Prove ~s=>~p given (r=>s) and (p|q)=>(r|s)

Question

I am trying to prove ~s=>~p (not s implies not p) given the following 2 premises.

   r=>s          [r implies s] 

   (p|q)=>(r|s)  [(p or q) implies (r or s)]

I have tried several ways, trying to use OR elimination or Negation Introduction, but I can't even visualize which assumptions I will need to use. Would appreciate any and all help that can be provided.

Answer 1

Maybe you're missing that you can combine the two givens before anything else, to eliminate an r term. I don't think you need negation introduction, contrapositing a statement is sufficient.

Answer 2

(p|q)=>(r|s)
(p|q)=>(s|s) //r=>s
(p|q)=>s //simplify
~s=>~(p|q) //by contraposition
~s=>~p and ~s=>~q
~s=>~p

Answer 3

I will prove this by contradiction.

~S=>~P is logically equivalent to P=>S.

P=>S is logically equivalent to ~PvS.

Let v mean "or" and & mean "and".

Suppose ~PvS is false.

Therefore, ~(~PvS) is true. (This just means that the negation of it will be true.)

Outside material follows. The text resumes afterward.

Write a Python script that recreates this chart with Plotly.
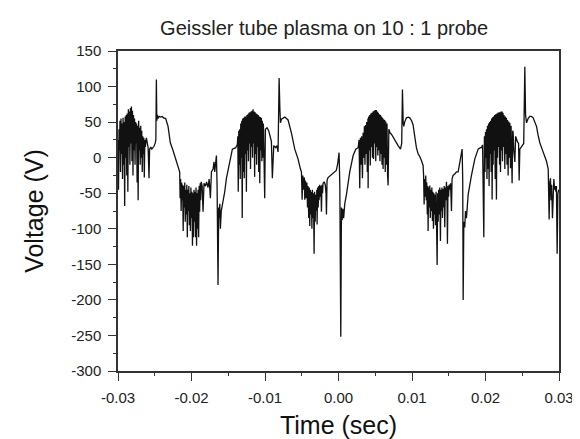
import plotly.graph_objects as go

# Geissler tube plasma trace (time in ms, voltage in V)
time_ms = [
    -30.00, -29.93, -29.86, -29.80, -29.73, -29.66, -29.59, -29.52, -29.45, -29.38,
    -29.31, -29.24, -29.17, -29.09, -29.02, -28.95, -28.88, -28.81, -28.74, -28.66,
    -28.59, -28.52, -28.45, -28.38, -28.31, -28.24, -28.17, -28.10, -28.03, -27.96,
    -27.89, -27.82, -27.75, -27.68, -27.61, -27.54, -27.47, -27.40, -27.33, -27.26,
    -27.19, -27.12, -27.05, -26.98, -26.91, -26.84, -26.77, -26.70, -26.63, -26.56,
    -26.49, -26.42, -26.35, -26.28, -26.14, -26.00, -25.90, -25.78, -25.70, -25.55,
    -25.40, -25.25, -25.10, -24.95, -24.85, -24.78, -24.72, -24.65, -24.55, -24.40,
    -24.20, -24.00, -23.80, -23.51, -23.19, -22.88, -22.51, -22.29, -21.83, -21.61,
    -21.55, -21.48, -21.41, -21.34, -21.27, -21.20, -21.13, -21.06, -20.99, -20.92,
    -20.85, -20.78, -20.71, -20.64, -20.57, -20.50, -20.43, -20.36, -20.29, -20.22,
    -20.15, -20.08, -20.01, -19.94, -19.87, -19.80, -19.73, -19.66, -19.59, -19.52,
    -19.45, -19.38, -19.31, -19.24, -19.17, -19.10, -19.03, -18.96, -18.89, -18.82,
    -18.75, -18.68, -18.55, -18.43, -18.30, -18.10, -17.95, -17.75, -17.60, -17.43,
    -17.29, -17.07, -16.93, -16.84, -16.71, -16.61, -16.52, -16.39, -16.30, -16.25,
    -16.15, -16.07, -15.95, -15.71, -15.48, -15.25, -14.80, -14.44, -13.98, -13.76,
    -13.70, -13.64, -13.57, -13.50, -13.44, -13.37, -13.30, -13.23, -13.16, -13.10,
    -13.03, -12.96, -12.89, -12.82, -12.75, -12.68, -12.61, -12.53, -12.46, -12.39,
    -12.32, -12.25, -12.18, -12.11, -12.04, -11.97, -11.90, -11.83, -11.76, -11.69,
    -11.62, -11.55, -11.48, -11.41, -11.34, -11.27, -11.20, -11.13, -11.06, -10.99,
    -10.92, -10.85, -10.78, -10.71, -10.64, -10.57, -10.50, -10.43, -10.36, -10.29,
    -10.22, -10.15, -10.04, -9.95, -9.72, -9.50, -9.36, -9.13, -9.00, -8.90,
    -8.81, -8.54, -8.36, -8.22, -8.08, -7.98, -7.90, -7.77, -7.31, -6.86,
    -6.41, -5.95, -5.50, -5.18, -5.04, -4.95, -4.85, -4.75, -4.65, -4.59,
    -4.50, -4.40, -4.30, -4.22, -4.15, -4.05, -3.98, -3.91, -3.84, -3.77,
    -3.70, -3.62, -3.55, -3.48, -3.40, -3.32, -3.25, -3.17, -3.10, -3.02,
    -2.95, -2.91, -2.84, -2.76, -2.69, -2.64, -2.55, -2.47, -2.40, -2.32,
    -2.25, -2.17, -2.10, -1.95, -1.80, -1.70, -1.64, -1.56, -1.42, -1.10,
    -0.75, -0.30, -0.10, 0.08, 0.18, 0.31, 0.40, 0.50, 0.58, 0.70,
    0.85, 1.08, 1.53, 1.99, 2.35, 2.67, 2.80, 2.89, 2.98, 3.06,
    3.15, 3.26, 3.35, 3.44, 3.52, 3.60, 3.68, 3.76, 3.84, 3.92,
    4.00, 4.03, 4.10, 4.17, 4.25, 4.32, 4.40, 4.48, 4.55, 4.62,
    4.70, 4.77, 4.85, 4.92, 5.00, 5.07, 5.14, 5.21, 5.28, 5.35,
    5.42, 5.50, 5.57, 5.64, 5.71, 5.78, 5.85, 5.92, 6.00, 6.07,
    6.14, 6.21, 6.28, 6.36, 6.43, 6.52, 6.60, 6.68, 6.75, 6.85,
    7.00, 7.20, 7.45, 7.66, 7.90, 8.11, 8.30, 8.43, 8.60, 8.70,
    8.80, 8.88, 9.00, 9.24, 9.50, 9.70, 9.95, 10.15, 10.40, 10.60,
    10.85, 11.05, 11.28, 11.51, 11.58, 11.65, 11.72, 11.80, 11.87, 11.94,
    12.01, 12.08, 12.15, 12.19, 12.26, 12.33, 12.42, 12.49, 12.56, 12.63,
    12.70, 12.78, 12.85, 12.92, 12.99, 13.06, 13.13, 13.20, 13.28, 13.35,
    13.42, 13.49, 13.56, 13.63, 13.70, 13.78, 13.87, 13.94, 14.01, 14.08,
    14.15, 14.22, 14.30, 14.38, 14.46, 14.53, 14.60, 14.69, 14.76, 14.82,
    14.90, 14.98, 15.05, 15.15, 15.25, 15.37, 15.45, 15.59, 15.82, 16.05,
    16.28, 16.45, 16.64, 16.82, 16.90, 16.96, 17.05, 17.18, 17.28, 17.41,
    17.64, 17.85, 18.09, 18.54, 19.00, 19.30, 19.45, 19.60, 19.77, 19.85,
    19.93, 20.00, 20.07, 20.13, 20.20, 20.27, 20.36, 20.42, 20.49, 20.56,
    20.63, 20.70, 20.77, 20.84, 20.90, 20.97, 21.04, 21.11, 21.18, 21.25,
    21.32, 21.39, 21.49, 21.56, 21.63, 21.70, 21.77, 21.84, 21.91, 21.98,
    22.04, 22.11, 22.18, 22.25, 22.31, 22.38, 22.45, 22.52, 22.59, 22.63,
    22.70, 22.78, 22.85, 22.93, 23.00, 23.08, 23.15, 23.22, 23.31, 23.40,
    23.48, 23.55, 23.62, 23.70, 23.76, 23.85, 23.99, 24.10, 24.20, 24.35,
    24.50, 24.58, 24.67, 24.85, 25.03, 25.20, 25.35, 25.45, 25.58, 25.80,
    26.03, 26.25, 26.48, 26.70, 26.94, 27.15, 27.39, 27.70, 28.07, 28.30,
    28.53, 28.60, 28.66, 28.75, 28.84, 28.92, 29.00, 29.11, 29.20, 29.30,
    29.40, 29.50, 29.57, 29.65, 29.75, 29.85, 29.98,
]

volts = [
    25, -45, 40, 10, 52, -20, 55, 5, 48, -30,
    56, -10, 50, -68, 58, 0, 60, -25, 62, -48,
    68, 15, 65, -10, 70, 20, 72, -5, 66, -25,
    60, 10, 55, -10, 50, 20, 48, -35, 45, -60,
    52, 10, 42, -10, 45, 0, 38, -20, 30, 5,
    28, -28, 25, 15, 28, 15, 14, -29, 12, 15,
    12, 14, 16, 20, 25, 110, 52, 60, 55, 58,
    57, 58, 56, 55, 44, 21, 10, 3, -11, -20,
    -57, -30, -75, -35, -60, -38, -103, -40, -70, -35,
    -90, -45, -80, -38, -112, -45, -75, -40, -95, -50,
    -103, -42, -85, -48, -124, -50, -112, -45, -90, -48,
    -112, -42, -124, -50, -100, -45, -112, -40, -76, -36,
    -60, -34, -40, -76, -36, -40, -34, -42, -30, -57,
    -20, -16, -6, -20, -4, 3, -39, -179, -70, -85,
    -65, -100, -75, -62, -48, -29, -4, 12, 14, 19,
    30, -48, 38, -10, 40, -30, 48, 0, 52, -85,
    55, -20, 56, -29, 58, 5, 58, -48, 60, 10,
    61, -5, 63, 20, 64, -16, 65, 15, 66, 0,
    68, 20, 65, -27, 64, 5, 62, -10, 61, 15,
    60, -20, 58, -36, 57, 10, 56, -5, 52, 0,
    48, -30, -57, 40, 42, 38, 33, 23, -29, 10,
    17, 14, 17, 8, 112, 70, 49, 54, 57, 53,
    35, 12, -2, -16, -20, -59, -25, -45, -28, -59,
    -32, -57, -35, -70, -40, -85, -42, -96, -45, -80,
    -48, -100, -45, -85, -50, -135, -48, -90, -52, -75,
    -45, -94, -42, -70, -40, -60, -38, -55, -40, -76,
    -38, -50, -36, -34, -38, -50, -80, -32, -28, -25,
    -22, -18, -8, 7, -40, -252, -70, -88, -72, -85,
    -65, -52, -20, 3, 12, 14, 25, -43, 28, -10,
    30, -29, 35, 0, 44, -10, 46, 5, 50, -20,
    55, -43, 58, 10, 60, -11, 62, 15, 63, 0,
    65, -2, 66, 20, 67, -5, 67, 15, 65, 3,
    63, 10, 61, -5, 60, 5, 58, -10, 56, -16,
    54, 0, 53, -20, 51, -10, 48, -25, -39, 40,
    35, 33, 28, 26, 20, 17, 14, 12, 20, 96,
    50, 44, 50, 56, 57, 56, 52, 46, 28, 14,
    5, 2, -4, -11, -25, -66, -30, -55, -25, -60,
    -35, -80, -40, -103, -42, -70, -39, -85, -45, -75,
    -42, -89, -48, -100, -50, -80, -52, -95, -48, -110,
    -151, -50, -90, -45, -80, -42, -117, -45, -75, -42,
    -85, -44, -70, -40, -98, -42, -60, -34, -55, -121,
    -40, -55, -38, -45, -36, -75, -30, -25, -23, -20,
    -20, -10, -2, 12, -30, -200, -90, -98, -75, -85,
    -52, -38, -25, -2, 12, 14, 14, 18, -112, 30,
    -20, 36, 0, 40, -30, 45, -16, 48, -40, 50,
    5, 52, -20, 55, -59, 57, -10, 58, 10, 60,
    -30, 61, -59, 62, 0, 63, 15, 64, -10, 64,
    -20, 65, 10, 65, -5, 63, 15, 60, -5, -16,
    58, 5, 56, -10, 53, -25, 51, 0, 49, -15,
    45, 10, -36, 38, 35, 10, -6, 30, 25, 22,
    20, -32, 12, 15, 17, 20, 128, 60, 49, 55,
    58, 58, 56, 50, 44, 32, 21, 12, 3, -5,
    -16, -40, -87, -35, -29, -60, -38, -85, -40, -30,
    -45, -40, -48, -40, -135, -50, -45,
]

x_tickvals = [-0.03, -0.02, -0.01, 0.0, 0.01, 0.02, 0.03]
x_ticktext = ["-0.03", "-0.02", "-0.01", "0.00", "0.01", "0.02", "0.03"]
y_tickvals = [-300, -250, -200, -150, -100, -50, 0, 50, 100, 150]
y_ticktext = ["-300", "-250", "-200", "-150", "-100", "-50", "0", "50", "100", "150"]

time_s = [t / 1000 for t in time_ms]

fig = go.Figure()
fig.add_trace(go.Scatter(
    x=time_s, y=volts, mode="lines",
    line=dict(color="#111111", width=1.3),
    showlegend=False, hoverinfo="skip",
))

axis_common = dict(
    showgrid=False, zeroline=False,
    showline=True, linecolor="#333333", linewidth=1.5, mirror=True,
    ticks="outside", ticklen=8, tickwidth=1.2, tickcolor="#333333",
    ticklabelstandoff=4,
    tickfont=dict(size=15, color="#222222"),
)

fig.update_layout(
    width=580, height=439,
    margin=dict(l=110, r=29, t=43, b=70),
    paper_bgcolor="white", plot_bgcolor="white",
    font=dict(family="Liberation Sans, Arial, sans-serif", color="#111111"),
    title=dict(
        text="Geissler tube plasma on 10 : 1 probe",
        font=dict(size=20, color="#222222"),
        x=0.545, xref="container", xanchor="center",
        y=0.955, yref="container", yanchor="middle",
    ),
    xaxis=dict(
        range=[-0.03, 0.03],
        tickvals=x_tickvals, ticktext=x_ticktext,
        minor=dict(ticks="outside", ticklen=3, dtick=0.005, tick0=0, tickcolor="#333333"),
        title=dict(text="Time (sec)", font=dict(size=25), standoff=12),
        **axis_common,
    ),
    yaxis=dict(
        range=[-300, 150],
        tickvals=y_tickvals, ticktext=y_ticktext,
        minor=dict(ticks="outside", ticklen=3, dtick=25, tick0=0, tickcolor="#333333"),
        title=dict(text="Voltage (V)", font=dict(size=25), standoff=20),
        **axis_common,
    ),
)

fig.write_html("out.html")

~(~PvS) = P&~S (De Morgan's Law) -----------(1)

So, if our assumption is correct, then all three statements that we have: P&~S, R=>S, and (PvQ)=>(RvS) should be all true.

(PvQ)=>(RvS) is logically equivalent to ~(PvQ)v(RvS). Which is equivalent to (~P&~Q)v(RvS).-------------------(2)

The other premise R=>S is equivalent to ~RvS. ----------(3)

If (1) is true from out assumption, then both P and ~S have to be true. This is because of the nature of the & logical connective. ~S is true, so S must be false. Now we substitute P=True and S=False into (2).

On the Left hand side: If P is true, then ~P must be false. Because of the nature of the & connective, (~P&~Q) must be false regardless of what ~Q is.

So now the Right hand side: (RvS) must be true if we need (2) to be true. Since S is false, then R must be true.

We have now deduced that: S is false, R is true, P is true.

Now we can substitute these truth values into (3). Since S is false. Then ~R must be true. Hence, ~(~R) is false. Thus, R is false.

However, contradiction with the fact that R is true. So, our original assumption that ~S=>~P is false was wrong. Therefore, ~S=>~P is true.

At the end of the day, the logical equivalences that were mentioned previously can be verified by using a truth table. But it is good to memorize them. Cheers.